DEATH IN THE AFTERNOON: America's Newspaper Giants Struggle for Survival

By

Pub Date: Oct. 15th, 1984
Publisher: Andrews, McMeel & Parker

About the demise of afternoon papers, and no better than it should be from the word-play. Benjaminson ticks off the well-known ""changes in American society"" that did in the afternoon dailies (the shift from early-rising blue-collar work, the delivery obstacles in daytime traffic, etc.). Then he notes that, while most have gone under, some are still struggling to survive; and suggests that a look at three of each will tell us something. But his first two chapters, about a third of the book, actually have to do with the ""war of nerves"" between Rupert Murdoch's New York Post and the Daily News: an afternoon paper whose morning editions are doing better, and a morning paper whose afternoon entry folded. The News should have imitated the Post's ""seductive warmth and sexual crackle,"" says Benjaminson--also taking the occasion for some psycho-social opining about why people read the Post: all that bad news (murders, etc.) makes them feel good because it didn't happen to them, no matter how bad a day they had. (This ""exciting fantasy world""--to quote from a single paragraph--is really what ""community and religious groups all over America have been demanding for years."") But not only is the Post losing afternoon readers, it's only kept alive, as Benjaminson notes, by Murdoch's tenacity and funds. . . while the retrenched and revitalized morning News is making money.
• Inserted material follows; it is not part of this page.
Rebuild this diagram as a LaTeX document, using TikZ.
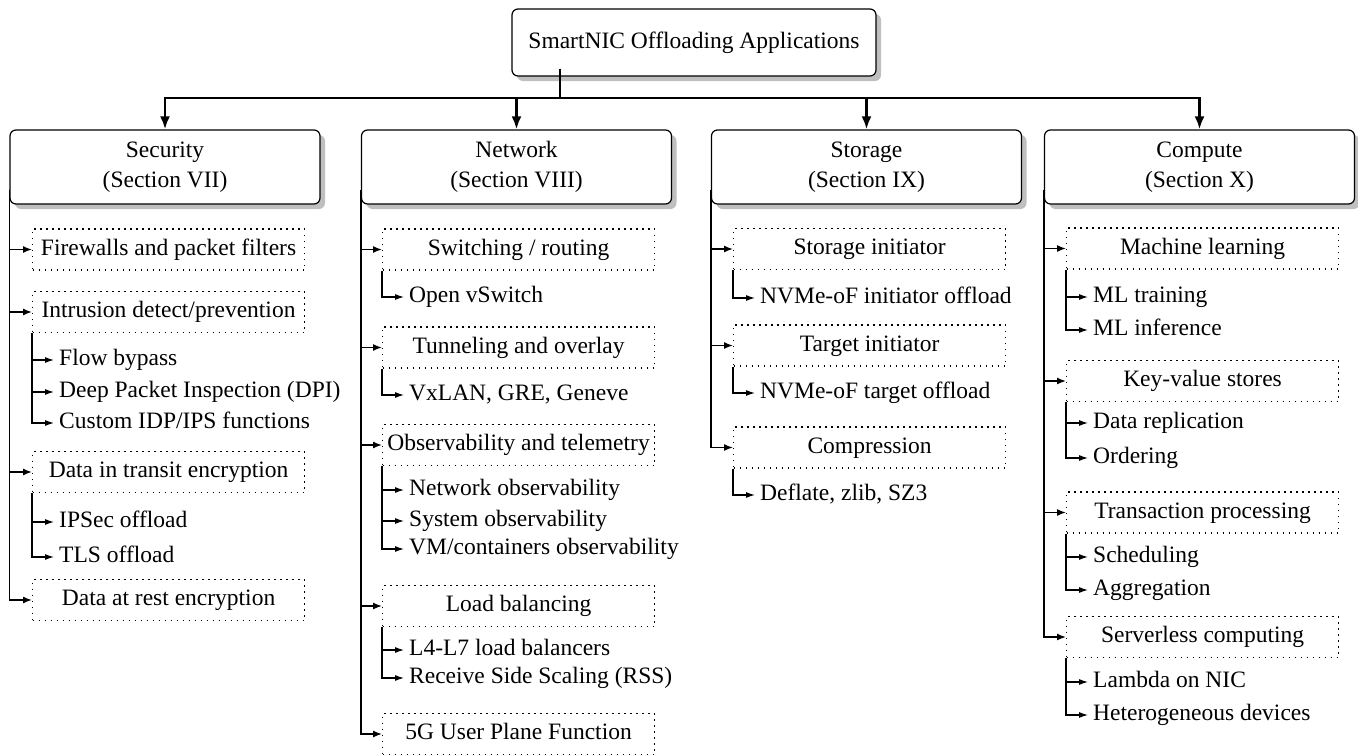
\documentclass[tikz,border=0pt]{standalone}
\usepackage{fontspec}
\setmainfont{LiberationSerif}[Extension=.ttf,UprightFont=*-Regular,BoldFont=*-Bold,ItalicFont=*-Italic,BoldItalicFont=*-BoldItalic]
\usetikzlibrary{arrows.meta,shadows}

\begin{document}
\begin{tikzpicture}[x=1pt,y=-1pt,
  every node/.style={font=\fontsize{23.5}{30}\selectfont},
  rootbox/.style={draw,line width=1.2pt,rounded corners=6pt,fill=white,
    minimum width=364pt,minimum height=67pt,
    drop shadow={shadow xshift=5pt,shadow yshift=-5pt,fill=black!25,opacity=1}},
  secbox/.style={rootbox,minimum width=310pt,minimum height=74pt,align=center},
  itembox/.style={draw,line width=1.1pt,dash pattern=on 1.1pt off 4.9pt,anchor=west,
    minimum width=272pt,minimum height=41pt,text height=16pt,text depth=5pt},
  subitem/.style={anchor=west,inner xsep=5pt,inner ysep=0pt,text height=16pt,text depth=5pt},
  mainlink/.style={draw,line width=2.6pt,-{Latex[length=13pt,width=10pt]}},
  seclink/.style={draw,line width=1.4pt,-{Latex[length=9pt,width=7pt]}},
  sublink/.style={draw,line width=1.1pt,-{Latex[length=9pt,width=6pt]}}]
\useasboundingbox (0,0) rectangle (1358,755);

% root and the four sections
\node[rootbox] (root) at (694,42.5) {SmartNIC Offloading Applications};
\node[secbox] (sec) at (165,167) {Security\\(Section VII)};
\node[secbox] (net) at (516.5,167) {Network\\(Section VIII)};
\node[secbox] (sto) at (866.5,167) {Storage\\(Section IX)};
\node[secbox] (cmp) at (1199.5,167) {Compute\\(Section X)};

\coordinate (hub) at (560,98);
\path[draw,line width=2.6pt] ([yshift=8pt]root.south -| hub) -- (hub);
\path[mainlink] (hub) -| (sec.north);
\path[mainlink] (hub) -| (net.north);
\path[mainlink] (hub) -| (sto.north);
\path[mainlink] (hub) -| (cmp.north);

% security
\node[itembox] (fw) at (32,249.5) {Firewalls and packet filters};
\node[itembox] (ids) at (32,312) {Intrusion detect/prevention};
\node[subitem] (fb) at (54,360) {Flow bypass};
\node[subitem] (dpi) at (54,392) {Deep Packet Inspection (DPI)};
\node[subitem] (idp) at (54,423) {Custom IDP/IPS functions};
\node[itembox] (dit) at (32,472) {Data in transit encryption};
\node[subitem] (ips) at (54,522) {IPSec offload};
\node[subitem] (tls) at (54,557) {TLS offload};
\node[itembox] (dar) at (32,600) {Data at rest encryption};

\path[seclink] ([yshift=15pt]sec.south west) |- (fw.west);
\path[seclink] ([yshift=15pt]sec.south west) |- (ids.west);
\path[seclink] ([yshift=15pt]sec.south west) |- (dit.west);
\path[seclink] ([yshift=15pt]sec.south west) |- (dar.west);
\path[sublink] (ids.south west) |- (fb.west);
\path[sublink] (ids.south west) |- (dpi.west);
\path[sublink] (ids.south west) |- (idp.west);
\path[sublink] (dit.south west) |- (ips.west);
\path[sublink] (dit.south west) |- (tls.west);

% network
\node[itembox] (sw) at (382,249.5) {Switching / routing};
\node[subitem] (ovs) at (404,297) {Open vSwitch};
\node[itembox] (tun) at (382,347.5) {Tunneling and overlay};
\node[subitem] (vxl) at (404,395) {VxLAN, GRE, Geneve};
\node[itembox] (obs) at (382,445) {Observability and telemetry};
\node[subitem] (nob) at (404,490) {Network observability};
\node[subitem] (sob) at (404,521) {System observability};
\node[subitem] (vob) at (404,549) {VM/containers observability};
\node[itembox] (lb) at (382,606) {Load balancing};
\node[subitem] (l47) at (404,650) {L4-L7 load balancers};
\node[subitem] (rss) at (404,678) {Receive Side Scaling (RSS)};
\node[itembox] (upf) at (382,734) {5G User Plane Function};

\path[seclink] ([yshift=15pt]net.south west) |- (sw.west);
\path[seclink] ([yshift=15pt]net.south west) |- (tun.west);
\path[seclink] ([yshift=15pt]net.south west) |- (obs.west);
\path[seclink] ([yshift=15pt]net.south west) |- (lb.west);
\path[seclink] ([yshift=15pt]net.south west) |- (upf.west);
\path[sublink] (sw.south west) |- (ovs.west);
\path[sublink] (tun.south west) |- (vxl.west);
\path[sublink] (obs.south west) |- (nob.west);
\path[sublink] (obs.south west) |- (sob.west);
\path[sublink] (obs.south west) |- (vob.west);
\path[sublink] (lb.south west) |- (l47.west);
\path[sublink] (lb.south west) |- (rss.west);

% storage
\node[itembox] (si) at (733,249) {Storage initiator};
\node[subitem] (nio) at (755,298) {NVMe-oF initiator offload};
\node[itembox] (ti) at (733,345.5) {Target initiator};
\node[subitem] (nto) at (755,393) {NVMe-oF target offload};
\node[itembox] (cpr) at (733,447.5) {Compression};
\node[subitem] (dfl) at (755,495) {Deflate, zlib, SZ3};

\path[seclink] ([yshift=15pt]sto.south west) |- (si.west);
\path[seclink] ([yshift=15pt]sto.south west) |- (ti.west);
\path[seclink] ([yshift=15pt]sto.south west) |- (cpr.west);
\path[sublink] (si.south west) |- (nio.west);
\path[sublink] (ti.south west) |- (nto.west);
\path[sublink] (cpr.south west) |- (dfl.west);

% compute
\node[itembox] (ml) at (1066,248.5) {Machine learning};
\node[subitem] (mlt) at (1088,297) {ML training};
\node[subitem] (mli) at (1088,330) {ML inference};
\node[itembox] (kv) at (1066,381) {Key-value stores};
\node[subitem] (rep) at (1088,423) {Data replication};
\node[subitem] (ord) at (1088,458) {Ordering};
\node[itembox] (tp) at (1066,512.5) {Transaction processing};
\node[subitem] (sch) at (1088,557) {Scheduling};
\node[subitem] (agg) at (1088,590) {Aggregation};
\node[itembox] (sl) at (1066,637) {Serverless computing};
\node[subitem] (lam) at (1088,682) {Lambda on NIC};
\node[subitem] (het) at (1088,715) {Heterogeneous devices};

\path[seclink] ([yshift=15pt]cmp.south west) |- (ml.west);
\path[seclink] ([yshift=15pt]cmp.south west) |- (kv.west);
\path[seclink] ([yshift=15pt]cmp.south west) |- (tp.west);
\path[seclink] ([yshift=15pt]cmp.south west) |- (sl.west);
\path[sublink] (ml.south west) |- (mlt.west);
\path[sublink] (ml.south west) |- (mli.west);
\path[sublink] (kv.south west) |- (rep.west);
\path[sublink] (kv.south west) |- (ord.west);
\path[sublink] (tp.south west) |- (sch.west);
\path[sublink] (tp.south west) |- (agg.west);
\path[sublink] (sl.south west) |- (lam.west);
\path[sublink] (sl.south west) |- (het.west);
\end{tikzpicture}
\end{document}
This is a lesson for afternoon papers? At the other end of the country, we hear the old story of how the Chandlers finessed the Hearsts out of Los Angeles--capturing the expanding morning market for the Times (which they upgraded), leaving the shrinking morning market for the Herald Examiner. . . which, through Hearst's penny-pinching, sank to the ""bottom of the heap"". . . where, awaiting extinction, it serves as one of Benjaminson's survivors! There are crude accounts too of the fortunes/misfortunes of the Philadelphia Bulletin, Washington Star, and Oakland Tribune. Benjaminson seems to be stuck on the cleverness of his title--the phrase appears everywhere--but in plain language this is an inept piece of work.